My dear Mother. I expect you’ve heard of Ted’s & my trip to see Mrs Hughes Hewett. We enjoyed it awfully & it was a pity Ted had to come away so soon. He missed so much of the motor part. It was so nice seeing Blanche again, & Diana is a dear little girl.
I motored back here & found nothing doing. No wounded & the place empty. I wonder whatever they will do with us. I must try & get up to see you all again soon. I miss Ben, she has not written yet, but I suspect she is busy with her new job. Please tell her I have been to Swanage today. Quite a nice little place & such a good tea. Honey – cream – lovely bread & butter & gorgeous cakes! I took Miss Twining.
I am wiring to Jim tonight to get him over for a dance tomorrow. He’s been here on Sunday. Lovely weather nowadays. I bathed today and enjoyed it.
Best love to all
Yr loving son
Another letter from Richard that’s almost impossible to date, though it’s after Ben gets the job mentioned by Paul on the 10th August.
Here they are straight out of Betjeman, motoring to Swanage, awfully enjoying trips to see Mrs Hughes Hewett, and having honey still for tea. When I posted this as a sample letter, I was contacted as follows:
Mrs Hughes Hewitt was Louisa (nee Whitmore) Mrs Stanley Hughes Hewitt. Blanche (nee Quentin) was her daughter in law, wife to Frederick Whitmore Hewitt and Diana was their daughter who was born in 1912 so was probably a delightful toddler at the time!

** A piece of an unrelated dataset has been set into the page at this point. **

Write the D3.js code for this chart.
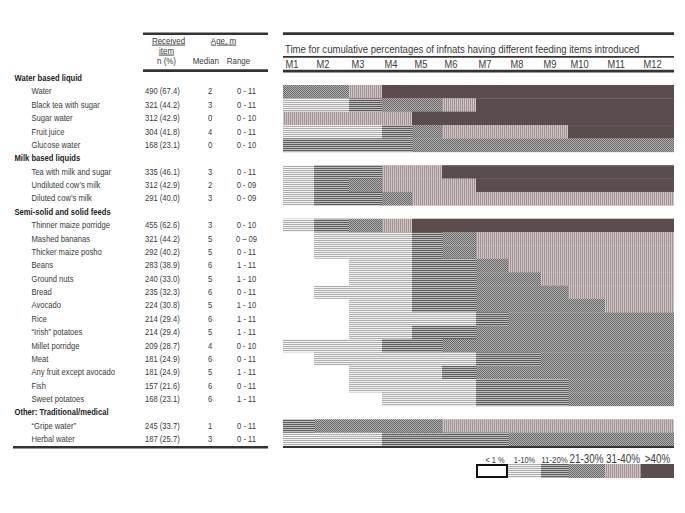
<!DOCTYPE html>
<html><head><meta charset="utf-8">
<script src="https://cdn.jsdelivr.net/npm/d3@7"></script>
<style>
body{margin:0;background:#fff;}
svg text{font-family:"Liberation Sans",Arial,sans-serif;fill:#3a3a3a;}
</style></head><body>
<svg id="chart" width="685" height="513"></svg>
<script>
const groups = ["Water based liquid","Milk based liquids","Semi-solid and solid feeds","Other: Traditional/medical"];
const items = ["Water","Black tea with sugar","Sugar water","Fruit juice","Glucose water",
 "Tea with milk and sugar","Undiluted cow\u2019s milk","Diluted cow\u2019s milk",
 "Thinner maize porridge","Mashed bananas","Thicker maize posho","Beans","Ground nuts","Bread","Avocado","Rice","\u201cIrish\u201d potatoes","Millet porridge","Meat","Any fruit except avocado","Fish","Sweet potatoes",
 "\u201cGripe water\u201d","Herbal water"];
const itemGroup = [0,0,0,0,0,1,1,1,2,2,2,2,2,2,2,2,2,2,2,2,2,2,3,3];
const received = ["490 (67.4)","321 (44.2)","312 (42.9)","304 (41.8)","168 (23.1)","335 (46.1)","312 (42.9)","291 (40.0)","455 (62.6)","321 (44.2)","292 (40.2)","283 (38.9)","240 (33.0)","235 (32.3)","224 (30.8)","214 (29.4)","214 (29.4)","209 (28.7)","181 (24.9)","181 (24.9)","157 (21.6)","168 (23.1)","245 (33.7)","187 (25.7)"];
const medians = [2,3,0,4,0,3,2,3,3,5,5,6,5,6,5,6,5,4,6,5,6,6,1,3];
const ranges = ["0 - 11","0 - 11","0 - 10","0 - 11","0 - 10","0 - 11","0 - 09","0 - 09","0 - 10","0 \u2013 09","0 - 11","1 - 11","1 - 10","0 - 11","1 - 10","1 - 11","1 - 11","0 - 10","0 - 11","1 - 11","0 - 11","1 - 11","0 - 11","0 - 11"];
const months = ["M1","M2","M3","M4","M5","M6","M7","M8","M9","M10","M11","M12"];
const levelLabels = ["< 1 %","1-10%","11-20%","21-30%","31-40%",">40%"];
// level index per item per month (0: <1%, 1: 1-10%, 2: 11-20%, 3: 21-30%, 4: 31-40%, 5: >40%)
const levels = [
 [3,3,4,5,5,5,5,5,5,5,5,5],
 [1,1,2,3,3,4,5,5,5,5,5,5],
 [4,4,4,4,5,5,5,5,5,5,5,5],
 [1,1,1,2,3,4,4,4,4,5,5,5],
 [2,2,2,2,3,3,3,3,3,3,3,3],
 [1,2,2,4,4,5,5,5,5,5,5,5],
 [1,2,3,4,4,4,5,5,5,5,5,5],
 [1,2,2,3,4,4,4,4,4,4,4,4],
 [1,2,3,4,5,5,5,5,5,5,5,5],
 [0,1,1,1,2,3,4,4,4,4,4,4],
 [0,1,1,1,2,3,4,4,4,4,4,4],
 [0,0,1,1,2,2,3,4,4,4,4,4],
 [0,0,1,1,2,2,3,3,4,4,4,4],
 [0,1,1,1,2,2,3,3,3,4,4,4],
 [0,0,1,1,2,2,3,3,3,3,4,4],
 [0,0,1,1,1,1,2,3,3,3,3,3],
 [0,0,1,1,2,2,3,3,3,3,3,3],
 [1,1,1,2,2,3,3,3,3,3,3,3],
 [0,1,1,1,1,1,2,2,3,3,3,3],
 [0,0,1,1,1,2,3,3,3,3,3,3],
 [0,0,1,1,1,1,2,2,2,3,3,3],
 [0,0,0,1,1,1,2,2,2,3,3,3],
 [2,3,3,3,3,4,4,4,4,4,4,4],
 [1,1,1,2,2,2,2,3,3,3,3,3]
];

const svg = d3.select("#chart");
const defs = svg.append("defs");

function pat(id, w, h, bg, parts){
  const p = defs.append("pattern").attr("id", id).attr("patternUnits","userSpaceOnUse")
    .attr("width", w).attr("height", h);
  p.append("rect").attr("width", w).attr("height", h).attr("fill", bg);
  parts.forEach(q => p.append("rect").attr("x", q[0]).attr("y", q[1]).attr("width", q[2]).attr("height", q[3]).attr("fill", q[4]));
}
pat("lv1", 4, 2, "#f2f2f2", [[0,0,4,1,"#aeaeae"]]);
pat("lv2", 4, 2, "#bdbdbd", [[0,0,4,1,"#5c5c5c"]]);
pat("lv3", 2, 2, "#b0b0b0", [[0,0,1,1,"#686868"],[1,1,1,1,"#686868"]]);
pat("lv4", 2, 4, "#cdc3c3", [[0,0,1,4,"#a39595"]]);
const fills = ["#ffffff","url(#lv1)","url(#lv2)","url(#lv3)","url(#lv4)","#5b4d4e"];

// narrow text helper: horizontal compression to mimic a condensed face
function place(sel, fx, fy, sx){
  return sel.attr("transform", (d,i)=>`translate(${fx(d,i)},${fy(d,i)}) scale(${sx},1)`);
}

const rows = [];
groups.forEach((g, gi) => {
  rows.push({type:"group", label:g});
  items.forEach((it, i) => { if (itemGroup[i] === gi) rows.push({type:"item", i}); });
});
const y = d3.scaleBand().domain(d3.range(rows.length)).range([71.6, 446]).padding(0);
const x = d3.scaleLinear().domain(d3.range(13)).range([283,314,349,382,412,442,476,508,541,568,605,641,674]);

// left table
const tbl = svg.append("g");
tbl.append("line").attr("x1",143).attr("x2",268).attr("y1",33.8).attr("y2",33.8).attr("stroke","#333").attr("stroke-width",2.6);
tbl.append("line").attr("x1",143).attr("x2",268).attr("y1",70.6).attr("y2",70.6).attr("stroke","#333").attr("stroke-width",2.6);
tbl.append("line").attr("x1",13).attr("x2",268).attr("y1",447.3).attr("y2",447.3).attr("stroke","#333").attr("stroke-width",2.6);
const hdr = [["Received",168.5,43.5,true],["item",166.5,53.5,true],["n (%)",166.5,64,false],["Age, m",223.5,43.5,true],["Median",205.8,64,false],["Range",238.5,64,false]];
place(tbl.selectAll("text.hdr").data(hdr).join("text").attr("class","hdr"), d=>d[1], d=>d[2], 0.84)
  .attr("text-anchor","middle")
  .style("font-size","9.5px").style("text-decoration", d=>d[3]?"underline":"none").text(d=>d[0]);

const rg = tbl.selectAll("g.row").data(rows).join("g").attr("class","row")
  .attr("transform",(d,i)=>`translate(0,${y(i)+y.bandwidth()/2+2.8})`);
place(rg.filter(d=>d.type==="group").append("text"), ()=>14.5, ()=>0, 0.82)
  .style("font-size","9.3px").style("font-weight","bold").style("fill","#222").text(d=>d.label);
const ir = rg.filter(d=>d.type==="item");
place(ir.append("text"), ()=>31.5, ()=>0, 0.82).style("font-size","9.3px").text(d=>items[d.i]);
place(ir.append("text"), ()=>145, ()=>0, 0.82).style("font-size","9.3px").text(d=>received[d.i]);
place(ir.append("text"), ()=>210, ()=>0, 0.82).attr("text-anchor","middle").style("font-size","9.3px").text(d=>medians[d.i]);
place(ir.append("text"), ()=>246.5, ()=>0, 0.82).attr("text-anchor","middle").style("font-size","9.3px").text(d=>ranges[d.i]);

// right chart header
const ch = svg.append("g");
ch.append("line").attr("x1",283).attr("x2",674).attr("y1",33.6).attr("y2",33.6).attr("stroke","#333").attr("stroke-width",2.6);
place(ch.append("text"), ()=>285, ()=>53.2, 0.87).style("font-size","11px")
  .text("Time for cumulative percentages of infnats having different feeding items introduced");
ch.append("line").attr("x1",283).attr("x2",674).attr("y1",56.9).attr("y2",56.9).attr("stroke","#333").attr("stroke-width",1.8);
place(ch.selectAll("text.m").data(months).join("text").attr("class","m"), (d,i)=>x(i)+2.5, ()=>68.4, 0.86)
  .style("font-size","10.8px").text(d=>d);
ch.append("line").attr("x1",283).attr("x2",674).attr("y1",71.1).attr("y2",71.1).attr("stroke","#333").attr("stroke-width",2.6);

// cells
const cells = [];
rows.forEach((r, ri) => {
  if (r.type !== "item") return;
  levels[r.i].forEach((lv, m) => cells.push({ri, m, lv}));
});
ch.selectAll("rect.cell").data(cells).join("rect").attr("class","cell")
  .attr("x", d=>x(d.m)).attr("width", d=>x(d.m+1)-x(d.m))
  .attr("y", d=>y(d.ri)).attr("height", y.bandwidth()+0.3)
  .attr("fill", d=>fills[d.lv]);
ch.append("line").attr("x1",283).attr("x2",674).attr("y1",447).attr("y2",447).attr("stroke","#333").attr("stroke-width",2);

// legend
const lg = svg.append("g");
const lgSizes = [9,9,9.6,12,12,12];
lg.selectAll("rect.lg").data(levelLabels).join("rect").attr("class","lg")
  .attr("x",(d,i)=>x(6+i)).attr("width",(d,i)=>x(7+i)-x(6+i))
  .attr("y",464).attr("height",14)
  .attr("fill",(d,i)=>fills[i]);
lg.append("rect").attr("x",x(6)+1).attr("y",465).attr("width",x(7)-x(6)-2).attr("height",12)
  .attr("fill","none").attr("stroke","#111").attr("stroke-width",2);
place(lg.selectAll("text.lg").data(levelLabels).join("text").attr("class","lg"),
  (d,i)=>(x(6+i)+x(7+i))/2 + (i===0?3:0), ()=>462.5, 0.82)
  .attr("text-anchor","middle")
  .style("font-size",(d,i)=>lgSizes[i]+"px").text(d=>d);
</script>
</body></html>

The connection to your family is likely to be through Frederick. He was “clerk in holy orders” in 1911, and was later an army chaplain. He died at Vermelle on 27 September 1915, aged 35.
Frederick Hewett was indeed the connection and Paul mentions his death to Gertrude on the 9th October. Originally, I thought that Richard and Ted may have been paying their condolences to the young widow on the 13th October. However the mention of Jim’s dance and bathing in “lovely weather” suggests it was earlier. I’ve therefore moved it to the 25th August based on the date of Jim’s dance, the mention of Ben’s job and the weather that month.
It’s interesting that the Indian Hospital in the Mont Dore at Bournemouth was almost empty at the end of August 1915, though Richard mentions it being empty in his other letter from this summer, which I have tentatively scheduled on the 3rd July.